Bitters Lesson with Travis Nass of Last Drop Bar at the Hermosa Inn
After learning all about the types of bitters on the market and the history of the non-potable tincture last week with Bill and Lill Buitenhuys of AZ Bitters Lab, Travis Nass of the Last Drop Bar at the Hermosa Inn shows us this week how to use bitters in a cocktail. Nass says that if you're using bitters properly, it should "season" the cocktail, without your actually being able to tell there are bitters in it at all. However, you also can do what the bartenders do and take a full shot of Angostura -- though that can get expensive.
Heather Hoch You can drink bitters as a shot, but they're much better in a cocktail.
Call it peer pressure, but when Travis Nass poured a shot of straight Angostura bitters, we called his bluff, and let's just say, the iconic bitters brand is classified as non-potable for a reason. In any case, it is one of three bitters, Nass says, that should be the base of any bitters collection, along with Peychaud's and an orange bitters. He explains that these three will be the basis for about 95 percent of all classic cocktail recipes.
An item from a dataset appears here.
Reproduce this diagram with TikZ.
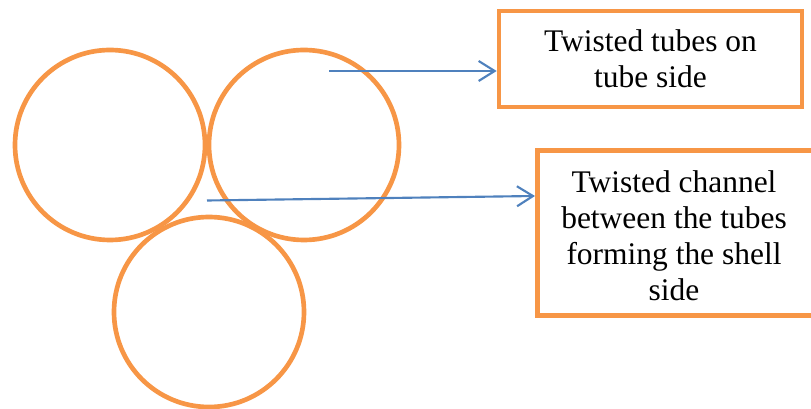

Aromatic bitters like Angostura and Peychaud's often don't add one specific flavor element to a cocktail, though Nass notes that they have ginger and anise qualities, respectively. Since this type of bitters is made with a robust blend of different herbal elements, their job is to add complexity to a cocktail, without any one flavor being dominant.
Heather Hoch Dash or drops -- a little goes a long way with bitters.
If you're looking for specific flavor elements, the flavored varieties can add peach, cinnamon, celery, and even chocolate notes, depending on which kind you buy. Nass says there are no hard-and-fast rules when using bitters, but he says aromatic and "baking spice"-flavored bitters tend to blend nicely with brown spirits.
If you like white spirits, orange and other citrus and fruity bitters are the way to go in most cases. You won't be able to pick out the bitters' notes, and the cocktail exemplifies their ability to magnify flavor elements in just a spirit alone.
Heather Hoch A dash of bitters lets the spirit sing in a Pink Gin cocktail.
"The job of bitters is to add flavor and not too much volume," Nass says. "Five or six drops makes all of the difference."
He says there are few cocktails that can't be improved with bitters. (He's even used bitters to made ice cream, and it turned out amazing, he says.) While he's seen very few misuses of it, he says more often than not if a cocktail seems to be missing something, it's bitters.
"Without bitters, I've tasted cocktails that have just turned out mediocre and flat," he says.